Для ответа на эти вопросы можно для начала попытаться понять, как садизм, вписанный в poupées, указывает также на мазохизм. «Я хотел помочь людям примириться с их инстинктами», — заметил Беллмер спустя годы[302]. Следует поверить ему на слово, поскольку его куклы, по-видимому, действительно инсценируют борьбу между эротическим соединением и сексуальным разъединением, между «бесчисленными возможностями интеграции и дезинтеграции, в соответствии с которыми желание формирует образ желанного»[303]. Ярче других сюрреалистов Беллмер высвечивает конфликт между связыванием и разрушением, равно как и осцилляцию между садизмом и мазохизмом, столь характерную для сюрреализма. В то время как Бретон пытается сублимировать подобные садомазохистские импульсы в новые понятия о красоте, а де Кирико, Эрнст и Джакометти стремятся преобразовать их в новые художественные техники, у Беллмера такая сублимация минимальна, а садомазохистская природа сексуальности, как и самого сюрреализма, предельно наглядна. Не из‐за этого ли он стал маргинальной фигурой в глазах критиков — не потому, что его работы выглядят эксцентрично в контексте сюрреализма, а потому, что они располагаются в самом его центре? Не потому ли, что сюрреалистическая борьба между Эросом и Танатосом, никогда не представавшая в чистом виде у других художников, в его работах приобретает самый откровенный характер, а женское тело становится самым откровенным ее театром[304]?

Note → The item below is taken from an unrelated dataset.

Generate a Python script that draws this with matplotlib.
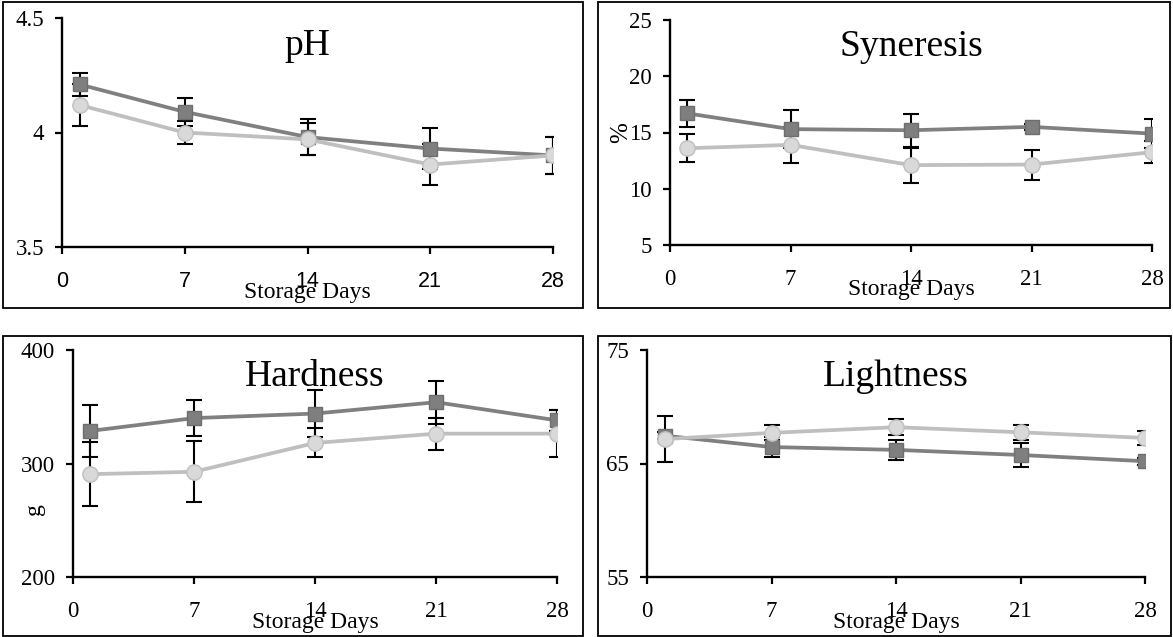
import matplotlib
matplotlib.use("Agg")
import matplotlib.pyplot as plt
from matplotlib.patches import Rectangle

plt.rcParams["font.family"] = ["Liberation Serif", "DejaVu Serif"]

days = [1, 7, 14, 21, 28]
x_ticks = [0, 7, 14, 21, 28]

# pH
ph_dark = [4.21, 4.09, 3.98, 3.93, 3.90]
ph_dark_err = [0.05, 0.06, 0.08, 0.09, 0.08]
ph_light = [4.12, 4.00, 3.97, 3.86, 3.90]
ph_light_err = [0.09, 0.05, 0.07, 0.09, 0.08]

# Syneresis (%)
syn_dark = [16.7, 15.3, 15.2, 15.5, 14.9]
syn_dark_err = [1.2, 1.7, 1.45, 0.3, 1.3]
syn_light = [13.6, 13.9, 12.1, 12.15, 13.25]
syn_light_err = [1.25, 1.6, 1.55, 1.33, 1.0]

# Hardness (g)
hard_dark = [328.7, 340.0, 344.0, 354.0, 338.0]
hard_dark_err = [23.0, 15.6, 20.4, 19.0, 9.4]
hard_light = [290.6, 292.7, 318.1, 326.3, 326.3]
hard_light_err = [28.0, 27.0, 12.8, 14.0, 21.0]

# Lightness
lig_dark = [67.45, 66.45, 66.2, 65.75, 65.2]
lig_dark_err = [0.3, 0.9, 0.9, 1.06, 0.3]
lig_light = [67.15, 67.7, 68.2, 67.75, 67.25]
lig_light_err = [2.05, 0.65, 0.7, 0.67, 0.6]

W, H = 1173, 637
fig = plt.figure(figsize=(W / 100, H / 100), dpi=100)


def px_axes(x0, x1, y0, y1):
    return fig.add_axes([x0 / W, 1 - y1 / H, (x1 - x0) / W, (y1 - y0) / H])


def box(x0, x1, y0, y1):
    fig.patches.append(Rectangle((x0 / W, 1 - y1 / H), (x1 - x0) / W, (y1 - y0) / H,
                                 transform=fig.transFigure, fill=False,
                                 edgecolor="black", linewidth=1.3))


def panel(ax, title, dark, dark_err, light, light_err, ylim, yticks, ylabels):
    ax.errorbar(days, dark, yerr=dark_err, fmt="none", ecolor="black",
                elinewidth=1.5, capsize=5.5, capthick=1.5, zorder=2)
    ax.errorbar(days, light, yerr=light_err, fmt="none", ecolor="black",
                elinewidth=1.5, capsize=5.5, capthick=1.5, zorder=2)
    ax.plot(days, dark, color="#808080", lw=2.7, marker="s", ms=10.5,
            mfc="#7f7f7f", mec="#6e6e6e", zorder=3)
    ax.plot(days, light, color="#bfbfbf", lw=2.7, marker="o", ms=11,
            mfc="#d9d9d9", mec="#bfbfbf", zorder=4)
    ax.set_xlim(0, 28)
    ax.set_ylim(*ylim)
    ax.set_xticks(x_ticks)
    ax.set_yticks(yticks)
    ax.set_yticklabels(ylabels)
    for s in ["top", "right"]:
        ax.spines[s].set_visible(False)
    for s in ["left", "bottom"]:
        ax.spines[s].set_linewidth(1.7)
    ax.tick_params(axis="both", direction="out", length=5, width=1.6,
                   labelsize=16.5)
    ax.tick_params(axis="x", pad=12)
    ax.tick_params(axis="y", pad=8)
    ax.set_facecolor("none")
    ax.text(0.5, 0.88, title, transform=ax.transAxes, ha="center",
            va="center", fontsize=27)
    ax.text(0.5, -0.2, "Storage Days", transform=ax.transAxes,
            ha="center", va="center", fontsize=17)


box(3, 583, 2, 308)
box(598, 1170, 2, 308)
box(3, 583, 336, 636)
box(598, 1171, 336, 636)

ax1 = px_axes(62, 553, 18, 247)
panel(ax1, "pH", ph_dark, ph_dark_err, ph_light, ph_light_err,
      (3.5, 4.5), [3.5, 4, 4.5], ["3.5", "4", "4.5"])
for lbl in ax1.get_xticklabels():
    lbl.set_family(["Liberation Sans", "DejaVu Sans"])
    lbl.set_fontsize(15.5)

ax2 = px_axes(670, 1152, 20, 245)
panel(ax2, "Syneresis", syn_dark, syn_dark_err, syn_light, syn_light_err,
      (5, 25), [5, 10, 15, 20, 25], ["5", "10", "15", "20", "25"])
ax2.set_ylabel("%", fontsize=18, labelpad=-2)

ax3 = px_axes(73, 557, 350, 577)
panel(ax3, "Hardness", hard_dark, hard_dark_err, hard_light, hard_light_err,
      (200, 400), [200, 300, 400], ["200", "300", "400"])
ax3.text(-0.08, 0.30, "g", transform=ax3.transAxes, rotation=90,
         ha="center", va="center", fontsize=17)

ax4 = px_axes(647, 1145, 350, 577)
panel(ax4, "Lightness", lig_dark, lig_dark_err, lig_light, lig_light_err,
      (55, 75), [55, 65, 75], ["55", "65", "75"])

fig.savefig("out.png", dpi=100)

Напомню, что, согласно Фрейду, существует несексуальное влечение, направленное на овладение объектом, которое, будучи обращенным внутрь, становится сексуальным для субъекта. Если это влечение снова обращается вовне, оно оказывается садистским. Однако внутри субъекта сохраняется агрессивность, которая в терминологии фрейдовской теории влечения к смерти именуется «первоначальным, эрогенным мазохизмом»[305]. На эту взаимосвязь между садизмом и мазохизмом, эрогенным и деструктивным и указывают poupées. Ведь в своих садистских сценах Беллмер оставляет мазохистские следы; в своем разрушении кукол он выражает саморазрушительный импульс. Он разрабатывает анатомию своего желания лишь затем, чтобы показать смертельный характер своего эротизма, репрезентируемый в разъятом образе женского тела. В этом отношении poupées, быть может, делают шаг по ту сторону (или в самую глубь?) садистского господства — туда, где маскулинный субъект сталкивается со своим величайшим страхом: собственной фрагментацией, дезинтеграцией и полным распадом. И однако же это является и его величайшим желанием: «Все мечты возвращаются к единственному остающемуся инстинкту, дабы вырваться за пределы Я»[306]. Не поэтому ли Беллмер, похоже, не только желает раз/сочлененное женское тело, но и идентифицирует себя с ним, не только по-садистски им распоряжается, но и по-мазохистски им становится? (На одной фотографии первой куклы он предстает не столько обособленным от нее создателем, сколько ее призрачным двойником, а в ряде рисунков смешивает свой образ с ее образом[307].) «Разве это не решение?» — спрашивает Беллмер в конце «Воспоминаний». И не вовлекает ли он нас в это фатальное скрещивание желания и идентификации? Но в таком случае кто эти «мы»? Каким субъектам дозволена эта осцилляция гендерной идентичности и сексуальной позиции, а какие при этом оттеснены или даже исключены?